WHAT YOU HAVE TO DO: Repeat the data that follows, word for word, without the images.

..............................

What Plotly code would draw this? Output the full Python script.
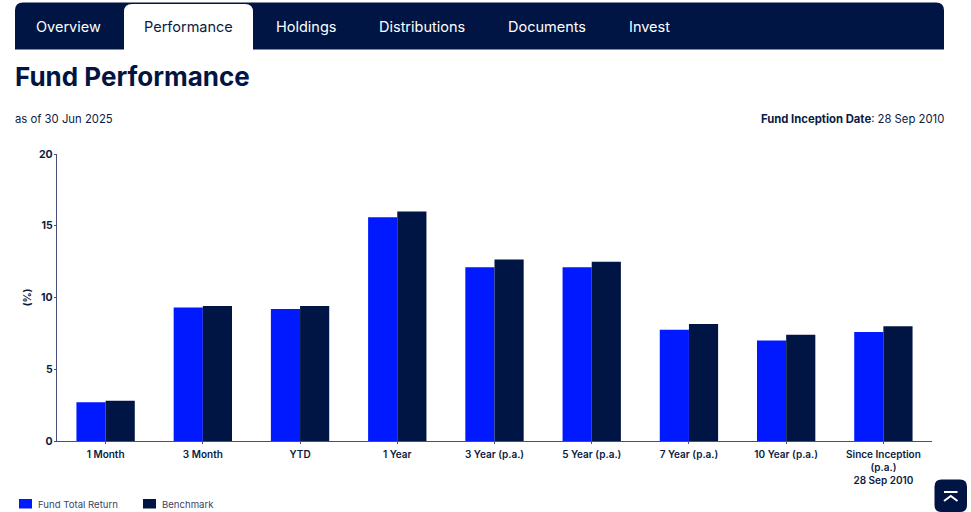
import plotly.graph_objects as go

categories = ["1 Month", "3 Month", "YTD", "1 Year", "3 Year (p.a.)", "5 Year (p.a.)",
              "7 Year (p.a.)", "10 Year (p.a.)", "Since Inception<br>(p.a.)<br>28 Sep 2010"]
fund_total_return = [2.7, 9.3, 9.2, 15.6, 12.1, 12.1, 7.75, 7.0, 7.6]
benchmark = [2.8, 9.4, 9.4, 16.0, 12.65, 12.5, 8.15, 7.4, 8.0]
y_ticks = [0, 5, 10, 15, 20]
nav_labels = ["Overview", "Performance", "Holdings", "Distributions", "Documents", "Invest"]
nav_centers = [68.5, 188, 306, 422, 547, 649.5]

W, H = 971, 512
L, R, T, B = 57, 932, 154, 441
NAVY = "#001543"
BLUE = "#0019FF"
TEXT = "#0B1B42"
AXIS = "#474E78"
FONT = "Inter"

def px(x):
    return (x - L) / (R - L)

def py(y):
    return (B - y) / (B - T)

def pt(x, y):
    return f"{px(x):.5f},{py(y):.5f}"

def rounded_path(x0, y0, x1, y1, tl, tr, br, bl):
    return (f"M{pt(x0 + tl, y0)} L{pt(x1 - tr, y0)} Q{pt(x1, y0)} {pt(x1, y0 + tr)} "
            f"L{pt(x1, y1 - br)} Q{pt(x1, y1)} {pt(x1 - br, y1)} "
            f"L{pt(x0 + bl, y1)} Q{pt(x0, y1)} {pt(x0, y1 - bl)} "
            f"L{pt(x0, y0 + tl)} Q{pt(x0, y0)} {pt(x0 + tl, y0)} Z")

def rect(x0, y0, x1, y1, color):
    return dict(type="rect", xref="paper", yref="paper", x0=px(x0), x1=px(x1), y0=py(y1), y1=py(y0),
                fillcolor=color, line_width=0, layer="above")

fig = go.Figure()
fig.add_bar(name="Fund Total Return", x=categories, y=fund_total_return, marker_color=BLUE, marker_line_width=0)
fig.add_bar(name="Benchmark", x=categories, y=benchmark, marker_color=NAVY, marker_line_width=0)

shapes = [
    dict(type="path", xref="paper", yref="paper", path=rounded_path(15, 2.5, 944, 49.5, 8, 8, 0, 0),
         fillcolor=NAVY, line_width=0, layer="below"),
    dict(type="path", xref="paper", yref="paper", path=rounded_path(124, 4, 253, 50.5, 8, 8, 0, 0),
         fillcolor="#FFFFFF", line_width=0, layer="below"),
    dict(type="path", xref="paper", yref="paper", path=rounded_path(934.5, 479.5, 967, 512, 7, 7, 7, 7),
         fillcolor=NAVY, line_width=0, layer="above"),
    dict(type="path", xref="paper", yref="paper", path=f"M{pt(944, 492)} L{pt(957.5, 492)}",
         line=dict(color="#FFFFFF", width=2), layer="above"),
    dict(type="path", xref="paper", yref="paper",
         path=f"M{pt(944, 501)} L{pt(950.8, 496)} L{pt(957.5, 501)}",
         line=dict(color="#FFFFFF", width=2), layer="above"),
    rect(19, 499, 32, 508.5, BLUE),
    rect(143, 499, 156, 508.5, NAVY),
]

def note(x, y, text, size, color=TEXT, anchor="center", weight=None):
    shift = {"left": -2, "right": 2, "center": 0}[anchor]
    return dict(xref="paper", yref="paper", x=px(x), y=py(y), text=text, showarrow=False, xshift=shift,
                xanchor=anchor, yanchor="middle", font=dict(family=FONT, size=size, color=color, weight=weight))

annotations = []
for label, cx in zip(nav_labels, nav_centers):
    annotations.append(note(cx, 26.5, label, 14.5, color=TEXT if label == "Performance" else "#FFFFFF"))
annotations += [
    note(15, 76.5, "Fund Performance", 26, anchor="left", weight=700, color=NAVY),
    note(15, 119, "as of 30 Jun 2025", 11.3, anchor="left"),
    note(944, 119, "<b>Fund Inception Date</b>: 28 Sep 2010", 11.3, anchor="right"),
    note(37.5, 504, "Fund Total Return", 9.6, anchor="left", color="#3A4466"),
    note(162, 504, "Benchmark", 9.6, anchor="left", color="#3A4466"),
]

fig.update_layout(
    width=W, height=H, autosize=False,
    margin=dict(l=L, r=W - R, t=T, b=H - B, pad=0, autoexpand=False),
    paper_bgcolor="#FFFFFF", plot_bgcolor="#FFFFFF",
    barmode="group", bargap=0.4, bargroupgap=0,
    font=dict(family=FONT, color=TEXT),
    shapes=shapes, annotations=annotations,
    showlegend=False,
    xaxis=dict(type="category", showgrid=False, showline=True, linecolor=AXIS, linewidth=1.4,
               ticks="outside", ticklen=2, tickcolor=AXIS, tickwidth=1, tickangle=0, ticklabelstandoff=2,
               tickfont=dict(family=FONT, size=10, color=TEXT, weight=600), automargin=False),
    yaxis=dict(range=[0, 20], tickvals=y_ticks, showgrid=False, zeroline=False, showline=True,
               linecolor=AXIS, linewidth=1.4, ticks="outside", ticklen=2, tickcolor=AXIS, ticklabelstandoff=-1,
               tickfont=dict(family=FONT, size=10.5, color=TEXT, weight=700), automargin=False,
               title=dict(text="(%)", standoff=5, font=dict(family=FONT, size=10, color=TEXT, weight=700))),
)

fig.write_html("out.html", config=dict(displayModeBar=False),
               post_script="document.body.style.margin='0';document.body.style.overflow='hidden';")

..............................

RESPONSE:
What Plotly code would draw this? Output the full Python script.
import plotly.graph_objects as go

categories = ["1 Month", "3 Month", "YTD", "1 Year", "3 Year (p.a.)", "5 Year (p.a.)",
              "7 Year (p.a.)", "10 Year (p.a.)", "Since Inception<br>(p.a.)<br>28 Sep 2010"]
fund_total_return = [2.7, 9.3, 9.2, 15.6, 12.1, 12.1, 7.75, 7.0, 7.6]
benchmark = [2.8, 9.4, 9.4, 16.0, 12.65, 12.5, 8.15, 7.4, 8.0]
y_ticks = [0, 5, 10, 15, 20]
nav_labels = ["Overview", "Performance", "Holdings", "Distributions", "Documents", "Invest"]
nav_centers = [68.5, 188, 306, 422, 547, 649.5]

W, H = 971, 512
L, R, T, B = 57, 932, 154, 441
NAVY = "#001543"
BLUE = "#0019FF"
TEXT = "#0B1B42"
AXIS = "#474E78"
FONT = "Inter"

def px(x):
    return (x - L) / (R - L)

def py(y):
    return (B - y) / (B - T)

def pt(x, y):
    return f"{px(x):.5f},{py(y):.5f}"

def rounded_path(x0, y0, x1, y1, tl, tr, br, bl):
    return (f"M{pt(x0 + tl, y0)} L{pt(x1 - tr, y0)} Q{pt(x1, y0)} {pt(x1, y0 + tr)} "
            f"L{pt(x1, y1 - br)} Q{pt(x1, y1)} {pt(x1 - br, y1)} "
            f"L{pt(x0 + bl, y1)} Q{pt(x0, y1)} {pt(x0, y1 - bl)} "
            f"L{pt(x0, y0 + tl)} Q{pt(x0, y0)} {pt(x0 + tl, y0)} Z")

def rect(x0, y0, x1, y1, color):
    return dict(type="rect", xref="paper", yref="paper", x0=px(x0), x1=px(x1), y0=py(y1), y1=py(y0),
                fillcolor=color, line_width=0, layer="above")

fig = go.Figure()
fig.add_bar(name="Fund Total Return", x=categories, y=fund_total_return, marker_color=BLUE, marker_line_width=0)
fig.add_bar(name="Benchmark", x=categories, y=benchmark, marker_color=NAVY, marker_line_width=0)

shapes = [
    dict(type="path", xref="paper", yref="paper", path=rounded_path(15, 2.5, 944, 49.5, 8, 8, 0, 0),
         fillcolor=NAVY, line_width=0, layer="below"),
    dict(type="path", xref="paper", yref="paper", path=rounded_path(124, 4, 253, 50.5, 8, 8, 0, 0),
         fillcolor="#FFFFFF", line_width=0, layer="below"),
    dict(type="path", xref="paper", yref="paper", path=rounded_path(934.5, 479.5, 967, 512, 7, 7, 7, 7),
         fillcolor=NAVY, line_width=0, layer="above"),
    dict(type="path", xref="paper", yref="paper", path=f"M{pt(944, 492)} L{pt(957.5, 492)}",
         line=dict(color="#FFFFFF", width=2), layer="above"),
    dict(type="path", xref="paper", yref="paper",
         path=f"M{pt(944, 501)} L{pt(950.8, 496)} L{pt(957.5, 501)}",
         line=dict(color="#FFFFFF", width=2), layer="above"),
    rect(19, 499, 32, 508.5, BLUE),
    rect(143, 499, 156, 508.5, NAVY),
]

def note(x, y, text, size, color=TEXT, anchor="center", weight=None):
    shift = {"left": -2, "right": 2, "center": 0}[anchor]
    return dict(xref="paper", yref="paper", x=px(x), y=py(y), text=text, showarrow=False, xshift=shift,
                xanchor=anchor, yanchor="middle", font=dict(family=FONT, size=size, color=color, weight=weight))

annotations = []
for label, cx in zip(nav_labels, nav_centers):
    annotations.append(note(cx, 26.5, label, 14.5, color=TEXT if label == "Performance" else "#FFFFFF"))
annotations += [
    note(15, 76.5, "Fund Performance", 26, anchor="left", weight=700, color=NAVY),
    note(15, 119, "as of 30 Jun 2025", 11.3, anchor="left"),
    note(944, 119, "<b>Fund Inception Date</b>: 28 Sep 2010", 11.3, anchor="right"),
    note(37.5, 504, "Fund Total Return", 9.6, anchor="left", color="#3A4466"),
    note(162, 504, "Benchmark", 9.6, anchor="left", color="#3A4466"),
]

fig.update_layout(
    width=W, height=H, autosize=False,
    margin=dict(l=L, r=W - R, t=T, b=H - B, pad=0, autoexpand=False),
    paper_bgcolor="#FFFFFF", plot_bgcolor="#FFFFFF",
    barmode="group", bargap=0.4, bargroupgap=0,
    font=dict(family=FONT, color=TEXT),
    shapes=shapes, annotations=annotations,
    showlegend=False,
    xaxis=dict(type="category", showgrid=False, showline=True, linecolor=AXIS, linewidth=1.4,
               ticks="outside", ticklen=2, tickcolor=AXIS, tickwidth=1, tickangle=0, ticklabelstandoff=2,
               tickfont=dict(family=FONT, size=10, color=TEXT, weight=600), automargin=False),
    yaxis=dict(range=[0, 20], tickvals=y_ticks, showgrid=False, zeroline=False, showline=True,
               linecolor=AXIS, linewidth=1.4, ticks="outside", ticklen=2, tickcolor=AXIS, ticklabelstandoff=-1,
               tickfont=dict(family=FONT, size=10.5, color=TEXT, weight=700), automargin=False,
               title=dict(text="(%)", standoff=5, font=dict(family=FONT, size=10, color=TEXT, weight=700))),
)

fig.write_html("out.html", config=dict(displayModeBar=False),
               post_script="document.body.style.margin='0';document.body.style.overflow='hidden';")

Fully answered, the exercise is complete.